I think the stories I will share today began when Teacher Henry Welp began his teaching career in Frohna, Missouri in 1883. Teacher Welp ended up serving Concordia Lutheran Church in Frohna for 51 years. Henry was born in St. Louis, Missouri, but had been raised in Hoyleton, Illinois where his father was a farmer. Hoyleton can be seen on this map.
Coincidentally, I understand that this group of students from schools in Okawville, Nashville, and New Minden visited our museum yesterday. You can see all those towns on the above map. I believe the Lutheran church in Hoyleton has its own school.
Teacher Welp’s full name was Heinrich Johann Welp. One of his brothers was named Johann Heinrich Welp. How confusing. Teacher Welp went by the name Henry. His brother went by John. It is John’s story that we tell today.
John shows up in our German Family Tree for only one event. On November 3, 1895, he married Lina Schuessler at Concordia Lutheran Church in Frohna, Missouri. This is his marriage license.
We also have this wedding photograph of John and Lina. John’s wedding suit is another example of one that was buttoned only at the top.
John was the son of Herman Heinrich and Eliza (Kleiboeker) Welp. John was born on April 4, 1861. We have this photo of John’s parents with one of their children.
Lina Schuessler was the daughter of John and Mary (Jahn) Schuessler of Frohna. She was born on July 24, 1866 and baptized at Concordia Lutheran Church. A post was published quite a while ago about Lina’s parents titled, When Did Jahn Schuessler Die?
The marriage license shown above, as well as the marriage record in the Concordia books, states that when his marriage took place, John was living in St. Louis. However, in the previous 1880 census, John was living with his parents in Hoyleton.
You might think this is his brother, Henry, in this census, but we find Henry in the 1880 census as a student at the Lutheran teachers seminary in Addison, Illinois.
One might conclude that John met his bride, Lina, in Frohna when he came down to Perry County to visit his brother. For that time period, John and Lina were pretty old when they got married. John was 34, and Lina was 29.
In the 1900 census, we find John and Lina living in St. Louis, but in that record we find some additional information about John. The entry for John started on one page and was continued on the next.
This record shows that John must have been married previously and had children by that marriage. Those children were also born in Illinois. Only the last child, Frieda, was born in Missouri and was born after John and Lina were married. I was unable to find another marriage record for John Welp in Illinois. Another child, Gottfried, was born to this couple in 1903.
Sadly, John died in 1903, so these two were only married for eight years. This death record from St. Louis gives us a few more details about the Welps.
This document states that John died of typhoid fever, and he was an iron worker. This record says that John was buried at the New Bethlehem Cemetery in St.
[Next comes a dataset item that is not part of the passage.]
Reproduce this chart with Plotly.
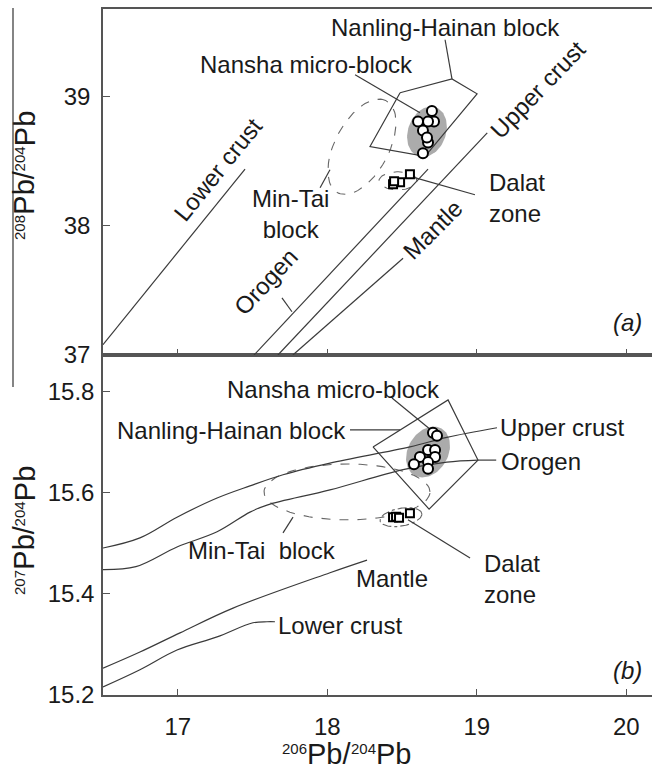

Louis, but a gravestone photo could not be found. It also says that he lived at 1422 Farrar St. The building in the photo below is listed with that address nowadays.
Lina was still living at this address in 1910.
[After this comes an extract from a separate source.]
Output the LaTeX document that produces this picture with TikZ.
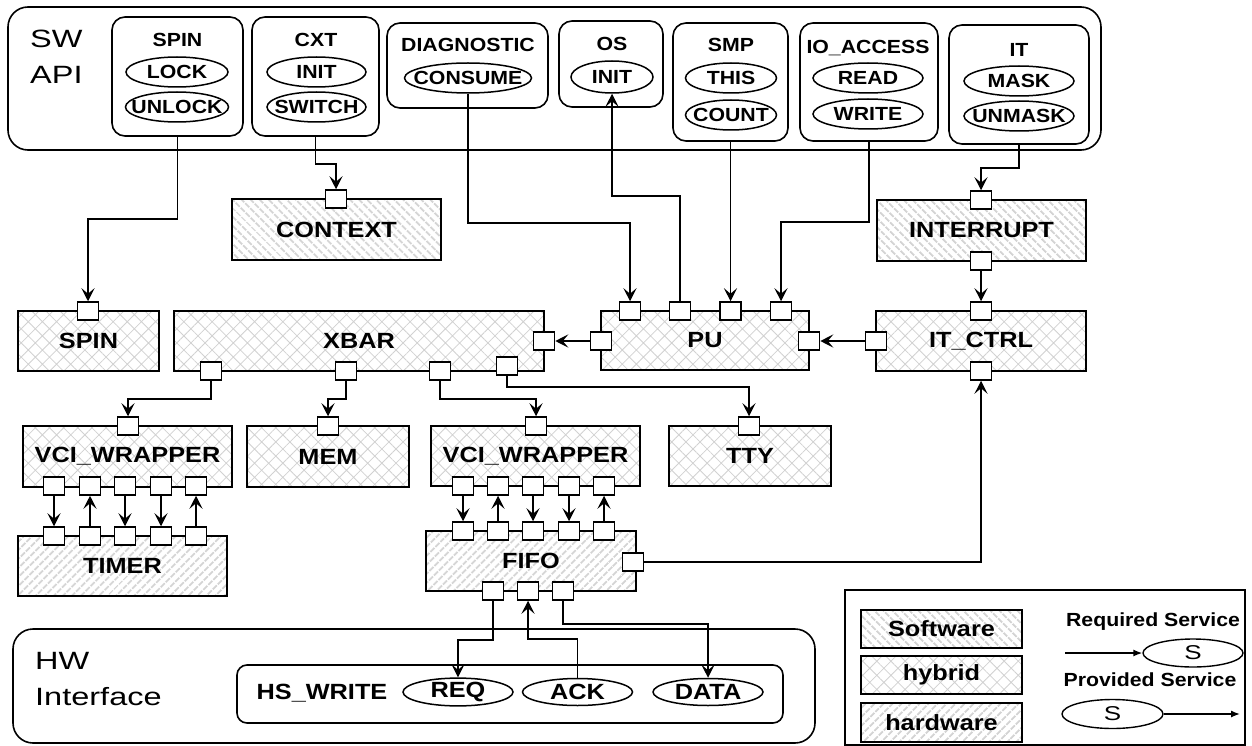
\documentclass[tikz,border=0pt]{standalone}
\usepackage{fontspec}
\setmainfont{Liberation Sans}
\newfontfamily\wfontfam[FakeStretch=1.15]{Liberation Sans}
\newfontfamily\sfontfam[FakeStretch=1.12]{Liberation Sans}
\newfontfamily\rfontfam[FakeStretch=1.3]{Liberation Sans}
\newcommand{\blkfont}{\wfontfam\bfseries\fontsize{22pt}{26pt}\selectfont}
\newcommand{\smlfont}{\sfontfam\bfseries\fontsize{19pt}{22pt}\selectfont}
\newcommand{\regfont}{\rfontfam\fontsize{25pt}{36pt}\selectfont}
\newcommand{\sregfont}{\rfontfam\fontsize{20pt}{24pt}\selectfont}
\usetikzlibrary{shapes.geometric,patterns.meta,arrows.meta}
\tikzset{
  blockbase/.style={draw, line width=1.7pt, inner sep=0pt, font=\blkfont},
  swblk/.style={blockbase, pattern={Lines[angle=-45,distance=6.5pt,line width=2.2pt]}, pattern color=black!17},
  hwblk/.style={blockbase, pattern={Lines[angle=45,distance=6.5pt,line width=2.2pt]}, pattern color=black!17},
  hyblk/.style={blockbase, pattern={Hatch[angle=45,distance=10pt,line width=0.8pt]}, pattern color=black!18},
  port/.style={draw, fill=white, line width=1.5pt, minimum width=21pt, minimum height=18pt, inner sep=0pt},
  apibox/.style={draw, rounded corners=13pt, line width=1.6pt, inner sep=0pt},
  svc/.style={ellipse, draw, line width=1.5pt, inner sep=0pt, minimum height=30pt, font=\smlfont},
  hsvc/.style={ellipse, draw, line width=1.5pt, inner sep=0pt, minimum height=27pt, minimum width=110pt, font=\blkfont},
  ttl/.style={inner sep=0pt, font=\smlfont},
  conn/.style={line width=1.5pt, -{Stealth[length=13pt,width=13pt,inset=5.5pt]}},
  legarr/.style={line width=1.4pt, -{Latex[length=9pt,width=7pt]}},
}
\begin{document}
\begin{tikzpicture}[x=1pt,y=-1pt]
\fill[white] (0,0) rectangle (1252,746);
\useasboundingbox (0,0) rectangle (1252,746);

% ---------- SW API ----------
\node[draw, rounded corners=20pt, line width=1.6pt, minimum width=1093pt, minimum height=143pt, inner sep=0pt] (swapi) at (554.5,78.5) {};
\node[font=\regfont, align=left, anchor=west, inner sep=0pt] (swapilbl) at (30,57) {SW\\API};

\node[apibox, minimum width=131pt, minimum height=119pt] (aspin) at (177.5,76.5) {};
\node[ttl] (tspin) at (177.5,40) {SPIN};
\node[svc, minimum width=102pt] (lock) at (177,72) {\makebox[0pt]{LOCK}};
\node[svc, minimum width=103pt] (unlock) at (177,107) {\makebox[0pt]{UNLOCK}};

\node[apibox, minimum width=127pt, minimum height=119pt] (acxt) at (315.5,76.5) {};
\node[ttl] (tcxt) at (316,40) {CXT};
\node[svc, minimum width=99pt] (cinit) at (316.5,72) {\makebox[0pt]{INIT}};
\node[svc, minimum width=99pt] (cswitch) at (316.5,107) {\makebox[0pt]{SWITCH}};

\node[apibox, minimum width=161pt, minimum height=85pt] (adiag) at (467.5,65.5) {};
\node[ttl] (tdiag) at (468,45) {DIAGNOSTIC};
\node[svc, minimum width=127pt] (consume) at (468,78) {\makebox[0pt]{CONSUME}};

\node[apibox, minimum width=104pt, minimum height=86pt] (aos) at (611,64) {};
\node[ttl] (tos) at (612,44) {OS};
\node[svc, minimum width=82pt, minimum height=32pt] (osinit) at (612,77) {\makebox[0pt]{INIT}};

\node[apibox, minimum width=115pt, minimum height=118pt] (asmp) at (730.5,82) {};
\node[ttl] (tsmp) at (731,45) {SMP};
\node[svc, minimum width=91pt] (sthis) at (731,78) {\makebox[0pt]{THIS}};
\node[svc, minimum width=91pt] (scount) at (731,115) {\makebox[0pt]{COUNT}};

\node[apibox, minimum width=138pt, minimum height=118pt] (aio) at (869,82) {};
\node[ttl] (tio) at (868,48) {IO\_ACCESS};
\node[svc, minimum width=110pt] (ioread) at (868,78) {\makebox[0pt]{READ}};
\node[svc, minimum width=110pt] (iowrite) at (868,114) {\makebox[0pt]{WRITE}};

\node[apibox, minimum width=140pt, minimum height=119pt] (ait) at (1019,84.5) {};
\node[ttl] (tit) at (1019,50) {IT};
\node[svc, minimum width=110pt] (itmask) at (1019,81) {\makebox[0pt]{MASK}};
\node[svc, minimum width=110pt] (itunmask) at (1019,116) {\makebox[0pt]{UNMASK}};

% ---------- Blocks ----------
\node[swblk, minimum width=209pt, minimum height=61pt] (context) at (336.5,229.5) {CONTEXT};
\node[swblk, minimum width=209pt, minimum height=61pt] (interrupt) at (981.5,230.5) {INTERRUPT};
\node[hyblk, minimum width=141pt, minimum height=60pt] (spin) at (88.5,341) {SPIN};
\node[hyblk, minimum width=370pt, minimum height=60pt] (xbar) at (359,341) {XBAR};
\node[hyblk, minimum width=208pt, minimum height=59pt] (pu) at (705,340.5) {PU};
\node[hyblk, minimum width=210pt, minimum height=60pt] (itctrl) at (981,341) {IT\_CTRL};
\node[hyblk, minimum width=209pt, minimum height=61pt] (vci1) at (127.5,456.5) {VCI\_WRAPPER};
\node[hyblk, minimum width=162pt, minimum height=61pt] (mem) at (328,456.5) {MEM};
\node[hyblk, minimum width=209pt, minimum height=60pt] (vci2) at (535.5,456) {VCI\_WRAPPER};
\node[hyblk, minimum width=162pt, minimum height=60pt] (tty) at (750,456) {TTY};
\node[hwblk, minimum width=209pt, minimum height=60pt] (timer) at (122.5,566) {TIMER};
\node[hwblk, minimum width=210pt, minimum height=60pt] (fifo) at (531,561) {FIFO};

% ---------- Ports ----------
\node[port] (spinT) at (88,311) {};
\node[port] (ctxT) at (336,199) {};
\node[port] (intT) at (981,200) {};
\node[port] (intB) at (981,261) {};
\node[port] (itcT) at (981,311) {};
\node[port] (itcB) at (981,371) {};
\node[port] (itcL) at (876,341) {};
\node[port] (puT1) at (630,311) {};
\node[port] (puT2) at (680,311) {};
\node[port] (puT3) at (730.5,311) {};
\node[port] (puT4) at (781,311) {};
\node[port] (puL) at (601,341) {};
\node[port] (puR) at (809,341) {};
\node[port] (xbR) at (544,341) {};
\node[port] (xbB1) at (211,371) {};
\node[port] (xbB2) at (346,371) {};
\node[port] (xbB3) at (440,371) {};
\node[port] (xbB4) at (507,366) {};
\node[port] (v1T) at (128,426) {};
\node[port] (memT) at (328,426) {};
\node[port] (v2T) at (536,426) {};
\node[port] (ttyT) at (749,426) {};
\foreach \i/\x in {1/54,2/90,3/125,4/161,5/196}{
  \node[port] (v1B\i) at (\x,486) {};
  \node[port] (tmT\i) at (\x,536) {};
}
\foreach \i/\x in {1/463,2/498,3/533,4/569,5/604}{
  \node[port] (v2B\i) at (\x,486) {};
  \node[port] (ffT\i) at (\x,531) {};
}
\node[port] (ffR) at (633,562) {};
\node[port] (ffB1) at (493,591) {};
\node[port] (ffB2) at (528,591) {};
\node[port] (ffB3) at (563,591) {};

% ---------- HW interface ----------
\node[draw, rounded corners=20pt, line width=1.6pt, minimum width=802pt, minimum height=114pt, inner sep=0pt] (hwbox) at (414,686) {};
\node[font=\regfont, align=left, anchor=west, inner sep=0pt] (hwlbl) at (35,679) {HW\\Interface};
\node[draw, rounded corners=10pt, line width=1.6pt, minimum width=546pt, minimum height=58pt, inner sep=0pt] (hsbox) at (510,694) {};
\node[inner sep=0pt, font=\blkfont] (hslbl) at (322,693) {HS\_WRITE};
\node[hsvc] (req) at (458,692) {\makebox[0pt]{REQ}};
\node[hsvc] (ack) at (577.5,692) {\makebox[0pt]{ACK}};
\node[hsvc] (data) at (708,692) {\makebox[0pt]{DATA}};

% ---------- Connectors ----------
\draw[conn] (aspin.south) -- ++(0,82) -| (spinT.north);
\draw[conn] (acxt.south) -- ++(0,27) -| (ctxT.north);
\draw[conn] (consume.south) -- ++(0,129) -| (puT1.north);
\draw[conn] (puT2.north) -- ++(0,-105) -| (osinit.south);
\draw[conn] (asmp.south) -- (puT3.north);
\draw[conn] (aio.south) -- ++(0,80) -| (puT4.north);
\draw[conn] (ait.south) -- ++(0,23) -| (intT.north);
\draw[conn] (intB.south) -- (itcT.north);
\draw[conn] (itcL.west) -- (puR.east);
\draw[conn] (puL.west) -- (xbR.east);
\draw[conn] (xbB1.south) -- ++(0,18) -| (v1T.north);
\draw[conn] (xbB2.south) -- ++(0,18) -| (memT.north);
\draw[conn] (xbB3.south) -- ++(0,18) -| (v2T.north);
\draw[conn] (xbB4.south) -- ++(0,11) -| (ttyT.north);
\foreach \i in {1,3,4}{
  \draw[conn] (v1B\i.south) -- (tmT\i.north);
  \draw[conn] (v2B\i.south) -- (ffT\i.north);
}
\foreach \i in {2,5}{
  \draw[conn] (tmT\i.north) -- (v1B\i.south);
  \draw[conn] (ffT\i.north) -- (v2B\i.south);
}
\draw[conn] (ffR.east) -| (itcB.south);
\draw[conn] (ffB1.south) -- ++(0,39) -| (req.north);
\draw[conn] (ack.north) -- ++(0,-39) -| (ffB2.south);
\draw[conn] (ffB3.south) -- ++(0,23) -| (data.north);

% ---------- Legend ----------
\node[draw, line width=1.6pt, minimum width=400pt, minimum height=155pt, inner sep=0pt] (legend) at (1045,667.5) {};
\node[swblk, minimum width=161pt, minimum height=38pt] (lsw) at (941.5,629) {Software};
\node[hyblk, minimum width=161pt, minimum height=38pt] (lhy) at (941.5,675) {hybrid};
\node[hwblk, minimum width=161pt, minimum height=39pt] (lhw) at (941.5,722.5) {hardware};
\node[ttl] (lreq) at (1153,622) {Required Service};
\node[ellipse, draw, line width=1.4pt, inner sep=0pt, minimum width=100pt, minimum height=28pt, font=\sregfont] (lreqS) at (1193,653) {\makebox[0pt]{S}};
\coordinate (lreqA) at (1065,653);
\draw[legarr] (lreqA) -- (lreqS.west);
\node[ttl] (lprov) at (1150,680) {Provided Service};
\node[ellipse, draw, line width=1.4pt, inner sep=0pt, minimum width=101pt, minimum height=29pt, font=\sregfont] (lprovS) at (1112.5,714) {\makebox[0pt]{S}};
\coordinate (lprovB) at (1240,714);
\draw[legarr] (lprovS.east) -- (lprovB);
\end{tikzpicture}
\end{document}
The same is true in the 1920 census, but fewer children remain in the household.
Then in 1930, we find a new situation. Lina and her youngest son were living with her daughter, Frieda, and her husband at a different address in St. Louis.
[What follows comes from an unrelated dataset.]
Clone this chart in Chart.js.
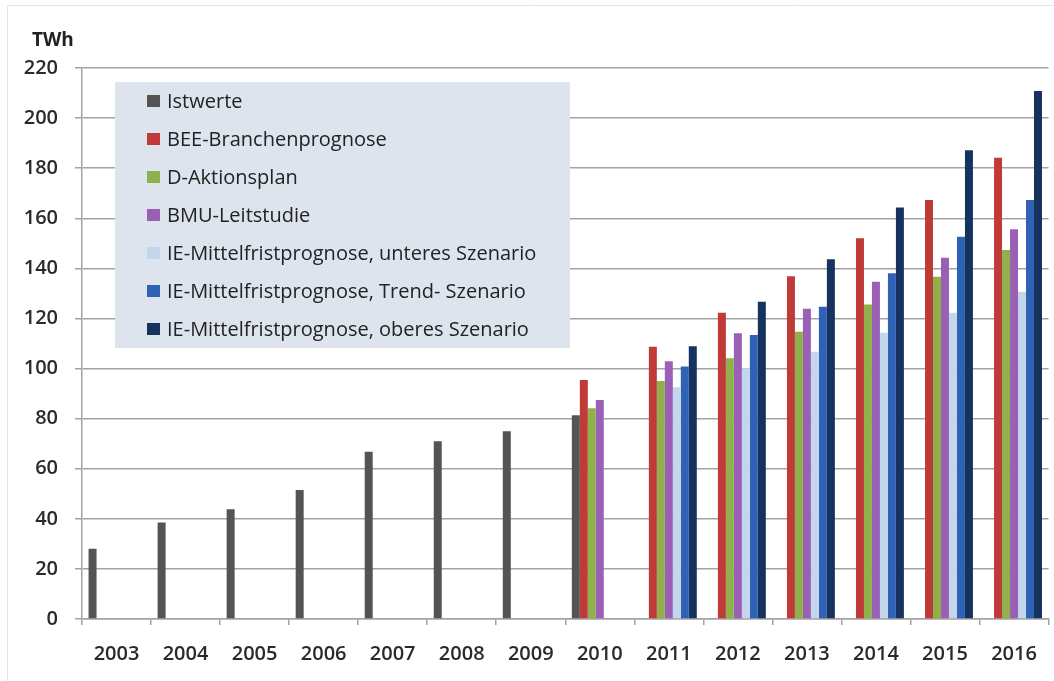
<!DOCTYPE html>
<html lang="de">
<head>
  <meta charset="UTF-8">
  <title>Strom aus erneuerbaren Energien - Prognosen</title>
  <script src="https://cdn.jsdelivr.net/npm/chart.js"></script>
  <style>
    body {
      margin: 0;
      background: #fff;
    }
    #chart {
      display: block;
    }
  </style>
</head>
<body>
  <canvas id="chart" width="1054" height="681"></canvas>

  <script>
    // Jahre (x-Achse)
    const years = ['2003', '2004', '2005', '2006', '2007', '2008', '2009', '2010', '2011', '2012', '2013', '2014', '2015', '2016'];

    // Werte in TWh
    const istwerte = [28, 38.5, 43.8, 51.5, 66.8, 71, 75, 81.4, null, null, null, null, null, null];
    const beeBranche = [null, null, null, null, null, null, null, 95.4, 108.7, 122.3, 136.9, 152, 167.3, 184.2];
    const dAktionsplan = [null, null, null, null, null, null, null, 84.1, 95, 104.1, 114.7, 125.6, 136.7, 147.3];
    const bmuLeitstudie = [null, null, null, null, null, null, null, 87.4, 102.9, 114.1, 123.9, 134.7, 144.2, 155.6];
    const ieUnteres = [null, null, null, null, null, null, null, null, 92.5, 100.1, 106.7, 114.3, 122.3, 130.7];
    const ieTrend = [null, null, null, null, null, null, null, null, 100.8, 113.4, 124.7, 138, 152.6, 167.3];
    const ieOberes = [null, null, null, null, null, null, null, null, 108.9, 126.7, 143.6, 164.3, 187.2, 210.8];

    const seriesNames = [
      'Istwerte',
      'BEE-Branchenprognose',
      'D-Aktionsplan',
      'BMU-Leitstudie',
      'IE-Mittelfristprognose, unteres Szenario',
      'IE-Mittelfristprognose, Trend- Szenario',
      'IE-Mittelfristprognose, oberes Szenario'
    ];
    const seriesColors = ['#545454', '#be3b38', '#8fb04a', '#9a60b6', '#c4d6ec', '#2f62b5', '#16325f'];
    const seriesData = [istwerte, beeBranche, dAktionsplan, bmuLeitstudie, ieUnteres, ieTrend, ieOberes];

    const gridColor = '#a3a3a3';
    const textFont = "'Open Sans', sans-serif";

    // Legende als Kasten im Diagramm, TWh-Beschriftung und Rahmen
    const extras = {
      id: 'extras',
      beforeDraw(chart) {
        const ctx = chart.ctx;
        ctx.save();
        ctx.fillStyle = '#fff';
        ctx.fillRect(0, 0, chart.width, chart.height);
        ctx.strokeStyle = '#e2e6eb';
        ctx.lineWidth = 1;
        ctx.beginPath();
        ctx.moveTo(7.5, chart.height);
        ctx.lineTo(7.5, 5.5);
        ctx.lineTo(chart.width, 5.5);
        ctx.stroke();
        ctx.restore();
      },
      afterDraw(chart) {
        const ctx = chart.ctx;
        ctx.save();

        ctx.fillStyle = '#222';
        ctx.font = "bold 19px " + textFont;
        ctx.textBaseline = 'middle';
        ctx.fillText('TWh', 32, 41);

        ctx.fillStyle = '#dde4ee';
        ctx.fillRect(115, 82, 455, 266);

        ctx.font = "20px " + textFont;
        chart.data.datasets.forEach((ds, i) => {
          const y = 101 + i * 38;
          ctx.fillStyle = ds.backgroundColor;
          ctx.fillRect(147, y - 6, 13, 12);
          ctx.fillStyle = '#222';
          ctx.fillText(ds.label, 167, y + 1);
        });
        ctx.restore();
      }
    };

    new Chart(document.getElementById('chart'), {
      type: 'bar',
      data: {
        labels: years,
        datasets: seriesNames.map((name, i) => ({
          label: name,
          data: seriesData[i],
          backgroundColor: seriesColors[i],
          categoryPercentage: 0.81,
          barPercentage: 1.0
        }))
      },
      options: {
        responsive: false,
        animation: false,
        layout: {
          padding: { top: 68, right: 3, left: 0, bottom: 0 }
        },
        plugins: {
          legend: { display: false },
          tooltip: { enabled: false }
        },
        scales: {
          x: {
            grid: {
              drawOnChartArea: false,
              tickLength: 6,
              tickColor: gridColor,
              lineWidth: 1.5
            },
            border: { color: gridColor, width: 1.5 },
            ticks: {
              color: '#2a2a2a',
              padding: 17,
              maxRotation: 0,
              font: { family: textFont, size: 20, weight: '600' }
            },
            afterFit(scale) { scale.height = 62; }
          },
          y: {
            min: 0,
            max: 220,
            grid: {
              color: (c) => (c.tick && c.tick.value % 20 === 0 ? gridColor : 'rgba(0,0,0,0)'),
              tickColor: gridColor,
              tickLength: 7,
              lineWidth: 1.5
            },
            border: { color: gridColor, width: 1.5 },
            ticks: {
              stepSize: 10,
              padding: 17,
              color: '#2a2a2a',
              font: { family: textFont, size: 20, weight: '600' },
              callback: (v) => (v % 20 === 0 ? v : '')
            },
            afterFit(scale) { scale.width = 82; }
          }
        }
      },
      plugins: [extras]
    });
  </script>
</body>
</html>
Here is another case of a Welp who found a spouse from Perry County. Frieda Welp married Ferdinand Buenger. Ferdinand was the son of Friedrich (Fritz) and Ida (Hellwege) Buenger of Altenburg. As near as I can tell, they must have been married around 1920, but I could not find a marriage record or license. It is not recorded in any church records we have in our German Family Tree.
Ferdinand and Frieda were living in Kansas City, Missouri in 1940 where Ferdinand was an accountant. Lina Welp was still living with them at the age of 72.
Lina died in 1955. There is a death record for her in the Concordia Lutheran Church books, and she is buried in the Concordia Cemetery.
The story today shows a few examples of people who lived elsewhere who came to this area to find their spouses. I like to think that there always have been Perry County women around who had or have the qualifications of being wonderful wives. The same goes with wonderful Perry County men who had or have the qualifications of being wonderful husbands.